Thursday, October 7, 2010

Business Models For CALA Market Entry

Many companies operating profitably in North America and in EMEA assume that their products, in their current version, are suitable for the CALA market.
There are some companies that recognize that they might have to deliver product documentation in either Spanish or Portuguese. And some companies recognize that if the product requires post implementation support, they will make the necesary investment to meet this requirement but...only after the sale!.

The reasoning is that once the customer agrees to the transaction, then, and only then, the required investment will be made so as to minimize risk. Management in these companies is convinced that the CALA region should be developed organically, although their other markets were not.  

When a market is new and unknown to a company, this approach presumablymakes sense. Particularly since CALA has a reputation among sales and business development executives that business in the region is tricky, closing sales takes a long time and success can be uncertain.

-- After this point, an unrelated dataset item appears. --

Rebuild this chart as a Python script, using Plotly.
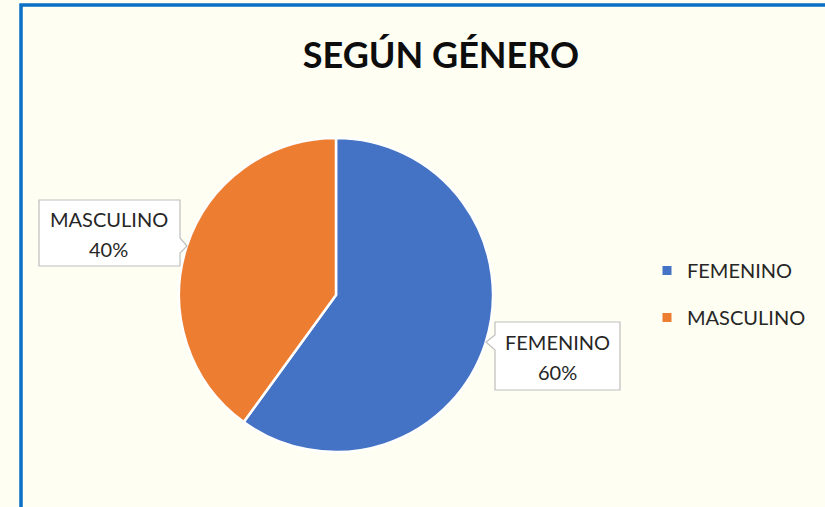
import plotly.graph_objects as go

W, H = 825, 507

title_text = "SEGÚN GÉNERO"
categories = ["FEMENINO", "MASCULINO"]
values = [60, 40]
colors = ["#4472C4", "#ED7D31"]

FONT = "Lato"

def px(x):
    return x / W

def py(y):
    return 1 - y / H

fig = go.Figure()

# pie placed at pixel box (179..493, 138..452)
fig.add_trace(go.Pie(
    labels=categories,
    values=values,
    sort=False,
    direction="clockwise",
    rotation=0,
    marker=dict(colors=colors, line=dict(color="white", width=2.5)),
    textinfo="none",
    hoverinfo="label+percent",
    showlegend=False,
    domain=dict(x=[px(179), px(493)], y=[py(452), py(138)]),
))

# legend entries
for i, (c, col) in enumerate(zip(categories, colors)):
    fig.add_trace(go.Scatter(
        x=[None], y=[None], mode="markers", name=c,
        marker=dict(symbol="square", size=9, color=col),
        legendgroup=c, showlegend=True,
    ))

def poly(points):
    d = "M " + " L ".join(f"{px(x)},{py(y)}" for x, y in points) + " Z"
    return d

shapes = []
# chart border (blue, left and top visible)
shapes.append(dict(type="rect", xref="paper", yref="paper",
                   x0=px(21), x1=px(W + 20), y0=py(H + 20), y1=py(5),
                   line=dict(color="#0A70C6", width=3.5), fillcolor="rgba(0,0,0,0)"))

# callouts
callouts = {
    "MASCULINO": [(39, 200), (180, 200), (180, 238), (187, 246), (180, 253), (180, 266), (39, 266)],
    "FEMENINO": [(495, 322), (620, 322), (620, 390), (495, 390), (495, 350), (486, 342), (495, 335)],
}
centers = {"MASCULINO": (109, 219, 249), "FEMENINO": (557, 342, 372)}
for name, pts in callouts.items():
    shapes.append(dict(type="path", xref="paper", yref="paper", path=poly(pts),
                       fillcolor="white", line=dict(color="#BFBFBF", width=1.2), layer="above"))

total = sum(values)
annotations = []
for c, v in zip(categories, values):
    cx, y1, y2 = centers[c]
    for txt, yy in ((c, y1), (f"{round(100 * v / total)}%", y2)):
        annotations.append(dict(
            x=px(cx), y=py(yy), xref="paper", yref="paper", showarrow=False,
            text=txt,
            font=dict(family=FONT, size=20, color="#262626"),
            align="center", xanchor="center", yanchor="middle",
        ))

fig.update_layout(
    width=W, height=H,
    margin=dict(l=0, r=0, t=0, b=0),
    paper_bgcolor="#FEFEF2",
    plot_bgcolor="#FEFEF2",
    title=dict(text=f"<b>{title_text}</b>", x=px(441), xanchor="center",
               y=py(55), yanchor="middle",
               font=dict(family=FONT, size=36, color="#0D0D0D")),
    xaxis=dict(visible=False),
    yaxis=dict(visible=False),
    legend=dict(x=px(647), y=py(294), xanchor="left", yanchor="middle",
                font=dict(family=FONT, size=20, color="#262626"),
                tracegroupgap=18, itemwidth=30, bgcolor="rgba(0,0,0,0)"),
    shapes=shapes,
    annotations=annotations,
)

fig.write_html("out.html")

Sales and business executives don't have to navigate blind the CALA currents and can insure the success of their market entry initiatives by considering these four basic factors:
  • Hire Experienced And New: A technology company's first instinct would be to hire a sales person with experience specific to the company's product line; perhaps from a competitor. The sales person would have current customer contacts and first hand knowledge of deals that can be closed quickly avoiding a long opportunity development effort. The truth is that potential customers in CALA would be reluctant to do business with a sales person after he/she switched hats overnight. Credibility is at stake and credibility is perhaps the most important criteria in the LatAm market. My recommendation is to hire a knowledgeable person who not only understands the tehnology but also buyers' purchasing process. Someone who is a new face for a new product! 
  • Don't Go It Alone: CALA customers demand assurances of capable and immediate post-sales support. A local partner can be an effective extension of the company's support team. another reason is that most purchasing contracts and country's fiscal requirements will invariable prove advantageous to in-country established vendors. In absence of a foreign subsidiary, the right local partner is the ideal complement.
  • Dividir Para Multiplicar: Which translated from Spanish means sharing to grow. A company wanting to succeed in CALA will do so through the loyalty from their local partners and must develop two solid and complementary value propositions: one for the end customer and also one for the in-country partner. Distributors are also being targeted by the competition! 
  • Invest In Pre-Sales Support: Hiring a bilingual sales person is a given but investing in equally diverse pre-sales support personnel is often second priority. While it is true that the in-country partner will eventually become the first line of support to the end customer, developing t he partner's expertise will take time. Furthermore, customers want to see and have direct access to the main vendor. With qualified pre-sales support one can immediately pursue opportunities wth the assurance that products will be represented fairly and accurately while providing on-the-job trainig for the partner.
A complete CALA market entry strategy requires more than these factors but these four are the absolute minimum necessary to succeed while minimizing the investment.